Chairs sit in the sunlight at a Meta office space in the Farley Building in New York, on September 29, 2021. The city view is beyond. Amir Hamja/Bloomberg via Getty Images

Additionally, the push to squeeze more and more people into less office space, a trend called “densification” that’s been happening since the 1990s, appears to be continuing. Many had predicted that the need for social distancing during the pandemic would help counter diminishing needs for office space, but such protocols are now largely off the table as companies embrace hot desks and smaller office footprints to account for hybrid and remote work and pandemic fears wane. Just as in pre-pandemic days, densification means that less office space is needed.

The desire for nicer, dynamic office space also predates the pandemic. Because there’s so much space available, landlords have to try harder to make their spaces more attractive; and companies have the leverage to opt for beautiful buildings in prime areas stocked with lots of amenities, like cafes, gyms, and outdoor spaces rather than just rows upon rows of cubicles.

“Suddenly you’re in the hospitality business,” Poleg said, which requires a lot more work — and uncertainty — than simply maintaining a building. These complications have made office real estate a less reliable asset class than it once was, making it even harder to get investment if you, say, want to make your building more attractive by adding amenities.

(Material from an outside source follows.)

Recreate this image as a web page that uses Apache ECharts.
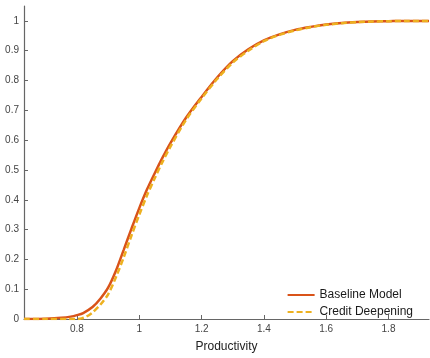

None of this is to say that offices will suddenly be a thing of the past. But there will be fewer of them, and people will go to offices less frequently than they did. In time, more office space will go back to banks or, if possible, be converted to other uses like housing, laboratories, or logistics. Developers have already stopped building as much office space. The offices people do go to may be nicer, since tenants have their pick of office stock amid all the open leases. And for others, they just won’t have an office to return to.